Many banks are falling behind on their projects to implement the Basel Accord on capital adequacy, according to a global survey by KPMG of 294 financial institutions in 38 countries, with around half still only in the pre-study or assessment phase.
Implementation of the new capital rules is due in 2007, but requires that banks are using Basel compliant systems and data for several years before then.
Globally, around 10% of banks are still establishing their Basel teams – and in the Asia Pacific region this climbs to as high as 22%, says KPMG. The survey found that only eight percent of banks have reached the testing and validation phase of their project on credit risk (15% in the Americas), while operational risk lags further.

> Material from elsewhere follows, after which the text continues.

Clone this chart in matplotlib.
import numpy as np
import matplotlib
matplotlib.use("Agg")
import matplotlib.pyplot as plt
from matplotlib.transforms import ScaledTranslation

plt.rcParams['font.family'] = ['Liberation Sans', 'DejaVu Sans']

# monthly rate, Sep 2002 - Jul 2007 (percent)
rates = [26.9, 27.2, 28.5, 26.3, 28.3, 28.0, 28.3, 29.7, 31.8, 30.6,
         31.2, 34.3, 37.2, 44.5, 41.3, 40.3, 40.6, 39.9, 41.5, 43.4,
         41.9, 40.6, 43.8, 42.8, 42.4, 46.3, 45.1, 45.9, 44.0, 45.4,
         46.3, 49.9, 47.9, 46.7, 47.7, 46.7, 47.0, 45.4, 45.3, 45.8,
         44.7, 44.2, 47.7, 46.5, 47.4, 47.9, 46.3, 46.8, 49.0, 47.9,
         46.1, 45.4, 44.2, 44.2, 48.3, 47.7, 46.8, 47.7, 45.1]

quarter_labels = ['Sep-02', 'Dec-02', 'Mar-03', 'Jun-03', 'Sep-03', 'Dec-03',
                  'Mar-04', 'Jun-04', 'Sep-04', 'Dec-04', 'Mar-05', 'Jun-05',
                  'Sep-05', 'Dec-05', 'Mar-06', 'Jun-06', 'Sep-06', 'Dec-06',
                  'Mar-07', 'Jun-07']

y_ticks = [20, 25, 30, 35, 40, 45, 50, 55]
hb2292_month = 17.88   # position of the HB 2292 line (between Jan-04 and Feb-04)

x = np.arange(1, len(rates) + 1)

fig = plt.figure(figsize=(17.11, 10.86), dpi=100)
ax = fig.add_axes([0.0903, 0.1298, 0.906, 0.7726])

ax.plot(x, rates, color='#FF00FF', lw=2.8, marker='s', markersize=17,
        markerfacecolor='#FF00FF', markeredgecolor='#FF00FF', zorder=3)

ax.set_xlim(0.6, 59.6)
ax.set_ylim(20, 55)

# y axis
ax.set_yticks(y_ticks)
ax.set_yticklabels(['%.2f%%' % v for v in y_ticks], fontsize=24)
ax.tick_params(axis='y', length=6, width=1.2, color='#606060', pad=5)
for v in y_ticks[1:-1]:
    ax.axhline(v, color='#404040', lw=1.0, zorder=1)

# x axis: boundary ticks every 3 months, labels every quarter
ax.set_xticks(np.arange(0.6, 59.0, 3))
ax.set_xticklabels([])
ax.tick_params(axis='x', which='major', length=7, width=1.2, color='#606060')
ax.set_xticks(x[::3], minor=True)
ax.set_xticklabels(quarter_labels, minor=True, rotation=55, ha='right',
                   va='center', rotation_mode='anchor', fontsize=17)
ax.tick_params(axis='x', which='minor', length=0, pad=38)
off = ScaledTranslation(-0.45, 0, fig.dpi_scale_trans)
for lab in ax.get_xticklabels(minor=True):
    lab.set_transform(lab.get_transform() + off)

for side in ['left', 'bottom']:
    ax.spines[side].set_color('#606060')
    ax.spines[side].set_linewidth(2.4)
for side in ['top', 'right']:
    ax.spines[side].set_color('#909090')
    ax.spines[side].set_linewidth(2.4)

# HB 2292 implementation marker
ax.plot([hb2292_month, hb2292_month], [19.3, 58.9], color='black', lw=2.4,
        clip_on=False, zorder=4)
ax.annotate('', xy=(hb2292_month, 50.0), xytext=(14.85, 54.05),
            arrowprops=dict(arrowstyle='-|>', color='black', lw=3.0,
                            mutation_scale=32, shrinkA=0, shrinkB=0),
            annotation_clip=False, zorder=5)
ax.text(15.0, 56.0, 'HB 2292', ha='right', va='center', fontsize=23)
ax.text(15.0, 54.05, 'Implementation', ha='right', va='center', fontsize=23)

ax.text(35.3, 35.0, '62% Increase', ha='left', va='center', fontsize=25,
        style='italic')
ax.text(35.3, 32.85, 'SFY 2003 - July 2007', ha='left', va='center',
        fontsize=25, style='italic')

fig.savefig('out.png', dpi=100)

The cost of complying with Basel was seen as the biggest barrier – perhaps not surprisingly, as half of respondents said that their total Basel budget was less than $1 million. For a handful of banks however, budgets stretched to in excess of $40 million.
Other common concerns were lack of time, lack of data for operational losses, inflexibility of existing IT systems and, in the Asia Pacific region primarily, a shortage of Basel experts. UK banks also are worried about the supervisory process and how the regulators will assess the robustness of the systems that they have developed.

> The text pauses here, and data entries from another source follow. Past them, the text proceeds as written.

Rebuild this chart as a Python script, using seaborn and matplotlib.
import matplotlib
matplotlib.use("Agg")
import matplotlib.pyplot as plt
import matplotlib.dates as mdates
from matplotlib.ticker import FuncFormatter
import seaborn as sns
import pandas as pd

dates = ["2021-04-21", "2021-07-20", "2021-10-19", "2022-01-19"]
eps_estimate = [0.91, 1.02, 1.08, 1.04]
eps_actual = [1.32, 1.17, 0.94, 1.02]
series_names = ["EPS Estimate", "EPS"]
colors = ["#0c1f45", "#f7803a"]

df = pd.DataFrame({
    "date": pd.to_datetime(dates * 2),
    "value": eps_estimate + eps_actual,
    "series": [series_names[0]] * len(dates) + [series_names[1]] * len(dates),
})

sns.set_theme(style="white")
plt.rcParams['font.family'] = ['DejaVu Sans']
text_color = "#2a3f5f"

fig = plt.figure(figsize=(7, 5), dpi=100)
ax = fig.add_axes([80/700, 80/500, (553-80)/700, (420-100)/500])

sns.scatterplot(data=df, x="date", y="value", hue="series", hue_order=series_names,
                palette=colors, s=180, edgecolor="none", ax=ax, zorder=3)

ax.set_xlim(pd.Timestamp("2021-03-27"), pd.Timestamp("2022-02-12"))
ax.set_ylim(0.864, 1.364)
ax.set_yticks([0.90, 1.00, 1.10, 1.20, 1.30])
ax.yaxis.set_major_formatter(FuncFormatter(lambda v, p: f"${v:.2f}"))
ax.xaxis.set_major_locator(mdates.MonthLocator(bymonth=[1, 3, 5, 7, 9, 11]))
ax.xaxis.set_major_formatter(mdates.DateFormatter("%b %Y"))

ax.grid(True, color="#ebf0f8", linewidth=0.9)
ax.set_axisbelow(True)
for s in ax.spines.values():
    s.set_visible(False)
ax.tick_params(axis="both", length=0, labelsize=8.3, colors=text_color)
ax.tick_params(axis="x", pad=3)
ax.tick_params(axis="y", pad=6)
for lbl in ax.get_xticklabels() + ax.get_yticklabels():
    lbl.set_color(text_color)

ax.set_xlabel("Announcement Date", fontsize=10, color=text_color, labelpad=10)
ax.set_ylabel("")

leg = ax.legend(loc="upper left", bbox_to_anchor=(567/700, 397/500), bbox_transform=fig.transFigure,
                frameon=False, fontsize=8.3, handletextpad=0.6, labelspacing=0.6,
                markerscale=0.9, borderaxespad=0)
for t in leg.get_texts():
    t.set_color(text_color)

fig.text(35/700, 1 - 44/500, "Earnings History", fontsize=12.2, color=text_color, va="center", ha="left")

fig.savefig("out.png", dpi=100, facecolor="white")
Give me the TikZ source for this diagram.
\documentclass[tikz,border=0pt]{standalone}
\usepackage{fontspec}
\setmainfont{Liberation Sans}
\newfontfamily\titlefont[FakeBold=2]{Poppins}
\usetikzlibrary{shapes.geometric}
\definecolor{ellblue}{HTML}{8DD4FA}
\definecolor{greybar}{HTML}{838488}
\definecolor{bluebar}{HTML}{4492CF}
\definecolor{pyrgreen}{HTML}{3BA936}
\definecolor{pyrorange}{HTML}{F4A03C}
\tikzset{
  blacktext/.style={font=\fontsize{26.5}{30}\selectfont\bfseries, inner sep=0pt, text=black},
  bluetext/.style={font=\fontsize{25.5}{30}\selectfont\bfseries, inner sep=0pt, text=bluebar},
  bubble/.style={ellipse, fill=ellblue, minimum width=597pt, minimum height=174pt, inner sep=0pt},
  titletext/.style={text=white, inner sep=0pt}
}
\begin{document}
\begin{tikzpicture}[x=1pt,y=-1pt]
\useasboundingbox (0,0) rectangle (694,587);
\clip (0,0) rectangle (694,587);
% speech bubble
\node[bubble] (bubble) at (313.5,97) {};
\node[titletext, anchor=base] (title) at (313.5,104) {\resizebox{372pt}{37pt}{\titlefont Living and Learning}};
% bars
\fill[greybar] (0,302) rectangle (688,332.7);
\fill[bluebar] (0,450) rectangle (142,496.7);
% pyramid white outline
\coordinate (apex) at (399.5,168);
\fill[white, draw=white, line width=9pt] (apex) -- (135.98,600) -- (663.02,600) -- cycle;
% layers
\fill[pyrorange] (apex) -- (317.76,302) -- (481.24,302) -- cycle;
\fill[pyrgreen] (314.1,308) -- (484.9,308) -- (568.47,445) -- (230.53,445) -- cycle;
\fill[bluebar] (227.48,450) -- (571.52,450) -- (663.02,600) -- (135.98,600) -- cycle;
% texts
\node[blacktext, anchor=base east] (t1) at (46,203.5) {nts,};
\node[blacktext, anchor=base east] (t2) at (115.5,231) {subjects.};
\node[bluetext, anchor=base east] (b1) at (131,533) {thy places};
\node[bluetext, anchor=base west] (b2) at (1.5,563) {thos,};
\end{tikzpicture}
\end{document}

Jane Leach, Basel partner in KPMG's financial services practice in the UK, says: "The inflexibility of IT systems emerged as a particular concern in Europe, and as IT is vital to the success of Basel, this needs to be addressed as a priority."
Although many banks are struggling to keep their Basel project on track, there appears a clear consensus of the benefits of implementing the new rules. The most widely perceived benefit is an improved credit rating system, followed by improved management of operational risk. A reduction in capital requirements was only the fourth most highly rated benefit.
Says Leach: "There is a realisation that Basel is less about reducing regulatory capital and more about running the whole business smarter."
Despite this, only 41% of respondents agreed that there was the possibility of leveraging synergies between Basel and IFRS (International Financial Reporting Standards).
"We believe that there are some synergies to be gained in raw data collection," says Leach. "But many banks seem to have difficulty connecting up the two projects in this area."